Immersive Storytelling
Helen has long been interested in moving storyworlds out of the box of a book or screen. Her thoughts on VR and storytelling can be read on LitHub here. Her explorations of alternative storytelling include creating a digital epilogue, or “epiblog” for her first novel Making It: A Novel of Madison Avenue, an e-book that ends with online links to content that tells readers, at a glance, what happens next for each character.
In her former life in advertising, she was the creator of an award winning ad blog AdBroad. Her posts about the day-to-day experience of being a copywriter can still be read here.
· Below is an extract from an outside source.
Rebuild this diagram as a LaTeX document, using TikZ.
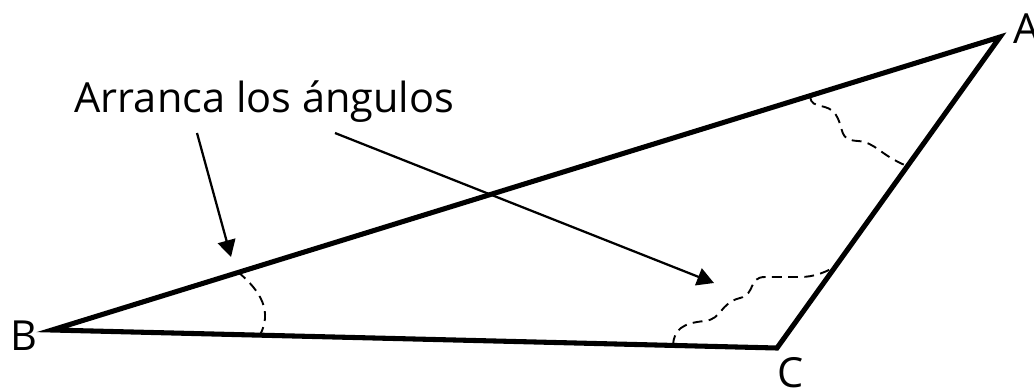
\documentclass[tikz,border=0pt]{standalone}
\usepackage{fontspec}
\setmainfont{Open Sans}
\usepackage{tikz}
\usetikzlibrary{arrows.meta}
\tikzstyle{side_line}=[line width=3.6pt, line join=miter, miter limit=20]
\tikzstyle{tear_line}=[line width=1.35pt, dash pattern=on 7pt off 4.5pt]
\tikzstyle{pointer}=[line width=1.6pt, -{Triangle[length=0.42cm, width=0.45cm]}]
\tikzstyle{vertex_label}=[inner sep=0pt, anchor=base west, font=\fontsize{29.5}{36}\selectfont]

\begin{document}
\begin{tikzpicture}[x=0.025cm, y=-0.025cm]
    \useasboundingbox (0,0) rectangle (1034,390);

    \coordinate (A) at (1000, 37);
    \coordinate (B) at (52, 330);
    \coordinate (C) at (777, 348);

    \node[vertex_label] at (1013, 43) (lA) {A};
    \node[vertex_label] at (10, 350) (lB) {B};
    \node[vertex_label] at (777, 387) (lC) {C};

    \node[inner sep=0pt, anchor=base, font=\fontsize{29.5}{36}\selectfont] at (264.5, 112) (title) {Arranca los ángulos};

    % torn edges of the three corners
    \draw[tear_line] (238, 272) .. controls (262, 292) and (272, 312) .. (260, 335);
    \draw[tear_line] (810, 97) .. controls (812, 110) and (828, 102) .. (836, 115)
        .. controls (845, 130) and (838, 140) .. (858, 141)
        .. controls (875, 142) and (880, 155) .. (907, 166);
    \draw[tear_line] (673, 345) .. controls (674, 330) and (682, 323) .. (705, 321)
        .. controls (722, 319) and (720, 303) .. (740, 298)
        .. controls (756, 294) and (748, 277) .. (765, 277) -- (800, 277)
        .. controls (815, 277) and (825, 272) .. (835, 267);

    \draw[side_line] (A) -- (B) -- (C) -- cycle;

    \coordinate (p1) at (197, 133);
    \coordinate (p2) at (335, 133);
    \coordinate (q1) at (231, 257);
    \coordinate (q2) at (714, 283);
    \draw[pointer] (p1) -- (q1);
    \draw[pointer] (p2) -- (q2);
\end{tikzpicture}
\end{document}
She is also author of the acclaimed Twitter handle @BettyDraper. Her channeling Mad Men characters to another platform was unofficial, but recognized by AMC and earned her invitations to speak at conferences including South by Southwest, Digital Hollywood and International STORYWORLD. Her experiments in 21st century storytelling have been cited in several books on new media entertainment, including:

Mad Men Unzipped: Fans on Sex, Love, and the Sixties on TV
By Karen E. Dill-Shackleford, Cynthia Vinney, Jerri Lynn Hogg, Kristin Hopper-Losenicky, University of Iowa Press, 2015

Helen continues to explore fresh approaches to digital storytelling and promotion. In a doubly meta publicity play, the protagonist of her new novel What Was Mine (Lucy Wakefield) interacts with Roger Morse, the protagonist of Rick Moody’s novel, Hotels of North America by contributing a post to a hotel review site that is ostensibly created by Morse, but is in fact, promotion for Moody’s novel by Little, Brown and Company.